The Engaged Man
When a couple gets engaged, there's no hiding the rock on the woman's left hand but there is no physical evidence of a man's relationship status. I've had two memorable encounters with engaged males, both of whom I was meeting for the first time with no prior knowledge of their status. I found it fascinating to pick their brains and hope to meet more engaged men in the future. Does that make me a freak?!
The first was a friend of a friend of the ex. One evening, a group of us ended up at a hick bar in the boonies, filled with townies. The one guy I'd never met before, Brad, I can only assume felt sorry for me being the only female, sat and talked with me while his buddies played pool and golden tee. Normally this is something I wouldn't have been all that comfortable with, forced to make small talk with a complete stranger, but I immediately felt at ease with Brad. He is just one of those all-around nice guys.
Somehow it came up in conversation that he was engaged. I was kind of shocked judging by the guys he hung out with -- two very immature 25-year-olds, neither who'd had a successful long-term relationship. Apparently his fiancee was his college girlfriend of 5 years, but he emphasized he would not be walking down the aisle for at least 2 years. In not so many words, he admitted to succombing to a sort of unspoken ultimatum, which I, of course, teased him about. We ended up getting into this deep conversation about the whole marriage subject. I asked him, "What if you get married and meet someone the following week who is 'the one'?'" Something I often wonder. He said, "I think about that all the time." But he also expressed his genuine love for his future wife. I guess maybe life is too short to be concerned with all the "what ifs'" in life, but that's a mighty big "what if." People say, "I just knew" or "it just felt right." Hmmm.

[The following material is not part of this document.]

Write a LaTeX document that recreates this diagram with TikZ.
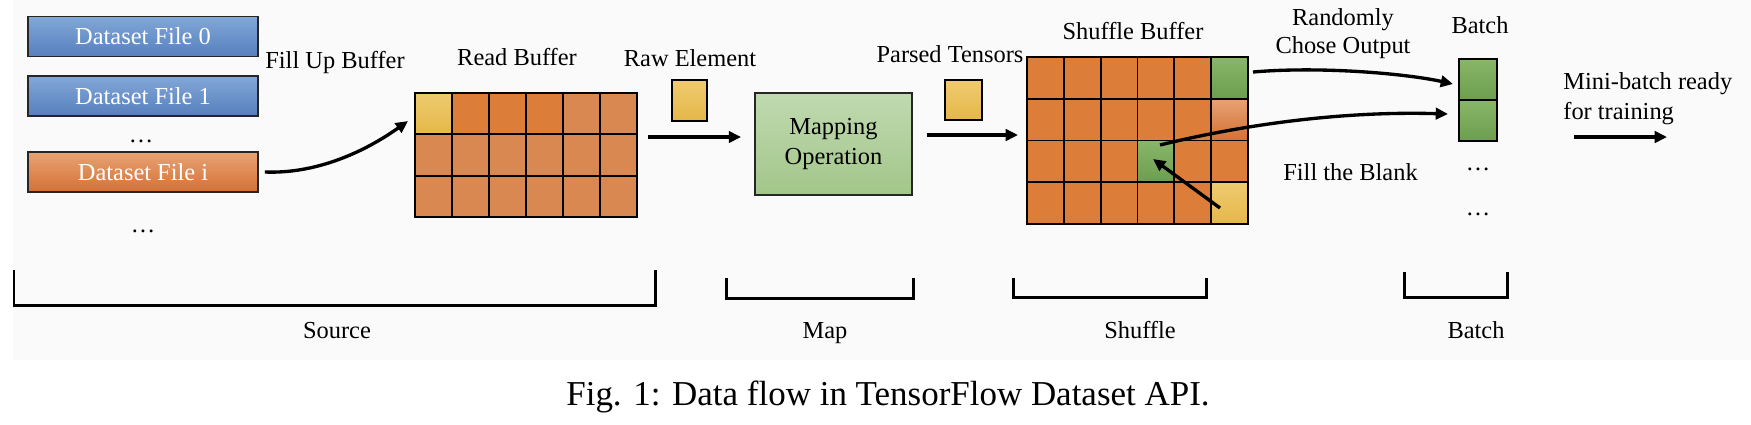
\documentclass[tikz,border=0pt]{standalone}
\usepackage{fontspec}
\setmainfont{Liberation Serif}
\usetikzlibrary{arrows.meta}

\definecolor{bgGray}{RGB}{250,250,250}
\definecolor{blueTop}{RGB}{130,167,215}
\definecolor{blueBot}{RGB}{86,128,190}
\definecolor{orgTop}{RGB}{232,162,116}
\definecolor{orgBot}{RGB}{212,113,52}
\definecolor{cellOrange}{RGB}{221,125,58}
\definecolor{cellLight}{RGB}{217,136,82}
\definecolor{yelTop}{RGB}{239,203,112}
\definecolor{yelBot}{RGB}{228,183,72}
\definecolor{grnTop}{RGB}{137,182,104}
\definecolor{grnBot}{RGB}{108,158,80}
\definecolor{mapTop}{RGB}{192,218,176}
\definecolor{mapBot}{RGB}{162,198,138}

\tikzset{
  lbl/.style={font=\fontsize{13.9}{17.6}\selectfont, inner sep=0pt},
  file/.style={draw=black!85, line width=1.1pt, minimum width=4.6cm, minimum height=0.8cm,
    inner sep=0pt, text=white, font=\fontsize{13.9}{17.6}\selectfont},
  bluefile/.style={file, top color=blueTop, bottom color=blueBot},
  orangefile/.style={file, top color=orgTop, bottom color=orgBot},
  cell/.style={draw=black, line width=1.1pt},
  yelcell/.style={cell, top color=yelTop, bottom color=yelBot},
  grncell/.style={cell, top color=grnTop, bottom color=grnBot},
  mapbox/.style={draw=black!85, line width=1.1pt, top color=mapTop, bottom color=mapBot,
    minimum width=3.14cm, minimum height=2.04cm, align=center, inner sep=0pt,
    font=\fontsize{13.9}{17.6}\selectfont},
  flow/.style={line width=1.9pt, -{Triangle[length=7pt,width=6.5pt]}},
  bracket/.style={line width=1.7pt},
}

\begin{document}
\begin{tikzpicture}[x=0.02cm,y=-0.02cm]
 \useasboundingbox (0,0) rectangle (1751,424);
 \fill[bgGray] (13,0) rectangle (1751,360);

 % dataset files
 \node[bluefile] (file0) at (143,36.5) {Dataset File 0};
 \node[bluefile] (file1) at (143,96) {Dataset File 1};
 \node[lbl, anchor=base] (fdots1) at (141,142) {…};
 \node[orangefile] (filei) at (143,172) {Dataset File i};
 \node[lbl, anchor=base] (fdots2) at (143,232) {…};

 % read buffer
 \foreach \r in {0,1,2}
  \foreach \c in {0,...,5}
   \filldraw[cell, fill=cellLight] ({415+37*\c},{93+41.33*\r}) rectangle +(37,41.33);
 \foreach \c in {1,2,3}
  \filldraw[cell, fill=cellOrange] ({415+37*\c},93) rectangle +(37,41.33);
 \draw[yelcell] (415,93) rectangle +(37,41.33);

 % map
 \draw[yelcell] (672,80) rectangle (707,121);
 \node[mapbox] (map) at (833.5,144) {Mapping\\Operation};
 \draw[yelcell] (945,80) rectangle (982,120);

 % shuffle buffer
 \foreach \r in {0,...,3}
  \foreach \c in {0,...,5}
   \filldraw[cell, fill=cellOrange] ({1027+36.83*\c},{57+41.75*\r}) rectangle +(36.83,41.75);
 \draw[grncell] ({1027+36.83*5},57) rectangle +(36.83,41.75);
 \draw[cell, top color=orgTop, bottom color=orgBot] ({1027+36.83*5},{57+41.75}) rectangle +(36.83,41.75);
 \draw[grncell] ({1027+36.83*3},{57+41.75*2}) rectangle +(36.83,41.75);
 \draw[yelcell] ({1027+36.83*5},{57+41.75*3}) rectangle +(36.83,41.75);

 % batch
 \draw[grncell] (1459,59) rectangle (1497,100);
 \draw[grncell] (1459,100) rectangle (1497,141);
 \node[lbl, anchor=base] (bdots1) at (1478,170) {…};
 \node[lbl, anchor=base] (bdots2) at (1478,215) {…};

 % labels
 \node[lbl, anchor=base west] (fillup) at (265,68) {Fill Up Buffer};
 \node[lbl, anchor=base] (readlbl) at (517,65) {Read Buffer};
 \node[lbl, anchor=base] (rawlbl) at (690,66) {Raw Element};
 \node[lbl, anchor=base] (parsedlbl) at (950,62) {Parsed Tensors};
 \node[lbl, anchor=base] (shufflbl) at (1133,39) {Shuffle Buffer};
 \node[lbl, anchor=base] (pick1) at (1343,25) {Randomly};
 \node[lbl, anchor=base] (pick2) at (1343,53) {Chose Output};
 \node[lbl, anchor=base] (batchlbl) at (1480,33) {Batch};
 \node[lbl, anchor=base west] (ready1) at (1563,89) {Mini-batch ready};
 \node[lbl, anchor=base west] (ready2) at (1563,119) {for training};
 \node[lbl, anchor=base west] (blanklbl) at (1283,180) {Fill the Blank};

 % arrows
 \coordinate (fillend) at (408,121);
 \coordinate (rawout) at (648,137);
 \coordinate (sbin) at (1018,135);
 \coordinate (pick) at (1253,72);
 \coordinate (batchin1) at (1453,84);
 \coordinate (blank) at (1160,145);
 \coordinate (batchin2) at (1448,114);
 \coordinate (spare) at (1220,208);
 \coordinate (blankin) at (1153,159);
 \coordinate (outA) at (1574,137);
 \coordinate (outB) at (1667,137);
 \draw[flow] ([xshift=0.12cm]filei.east) .. controls +(50,2) and +(-45,32) .. (fillend);
 \draw[flow, shorten >=0.26cm] (rawout) -- (rawout -| map.west);
 \draw[flow, shorten <=0.28cm] (map.east |- sbin) -- (sbin);
 \draw[flow] (pick) .. controls +(70,-6) and +(-45,-10) .. (batchin1);
 \draw[flow] (blank) .. controls +(90,-22) and +(-100,-3) .. (batchin2);
 \draw[flow] (spare) -- (blankin);
 \draw[flow] (outA) -- (outB);

 % stage brackets
 \draw[bracket] (14,270) |- (655,305) -- (655,270);
 \draw[bracket] (726,278) |- (913,298) -- (913,278);
 \draw[bracket] (1013,278) |- (1206,297) -- (1206,278);
 \draw[bracket] (1404,272) |- (1507,297) -- (1507,272);
 \node[lbl, anchor=base] (srclbl) at (337,338) {Source};
 \node[lbl, anchor=base] (maplbl) at (825,338) {Map};
 \node[lbl, anchor=base] (shflbl) at (1140,338) {Shuffle};
 \node[lbl, anchor=base] (btclbl) at (1476,338) {Batch};

 \node[anchor=base, inner sep=0pt, font=\fontsize{19.9}{24}\selectfont] (caption) at (888,405)
  {Fig. 1: Data flow in TensorFlow Dataset API.};
\end{tikzpicture}
\end{document}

Then there's the polar opposite of mild-mannered Brad.
Beware ladies of this guy. A couple months ago, I met up with a guy friend of mine who had been out since happy hour with his co-workers. By the time I caught up with them, they were the final two standing. This co-worker/good friend clearly had had a few too many. He asked me the usual questions such as where did you grow up, where'd you go to school, etc. Before long, he was all out hitting on me. Telling me I was beautiful and how attracted he was to me. The feeling was definitely NOT mutual.
For one, the guy was a mighty sloppy drunk. He was staggering, slurring his speech, and dropping drinks. Not that great of a first impression. And secondly, I prefer the clean-cut look. Not the "I haven't shaved or cut my hair in weeks look." Later I was at the bar with my friend and he told me his friend was engaged. I was shocked. So the next time he put his arm around me, I said, "So are you excited about getting married?" He said, "I think about the missed opportunities." Granted, he followed it up with, "I know that's a terrible thing to say, but it's true." The rest of the night was him asking me to go to into the corner with him and telling me how hot I was. In situations like this, all I can do is feel sorry for the fiancee sitting at home with no clue. The icing on the cake is that this guy is going to Mexico for his bachelor party. Wow. At one point, he insisted we do shots so he was at the bar ordering them and when he turned back around to hand me my shot, he kissed me on the nose like a wet, sloppy dog kiss. Ew, that was gross and I was helpless seeing as how I had two drinks in hand.
I hope to get a chance to talk to more engaged men, when they are apart from their future wife and when alcohol is involved so I have a better chance at getting the truth.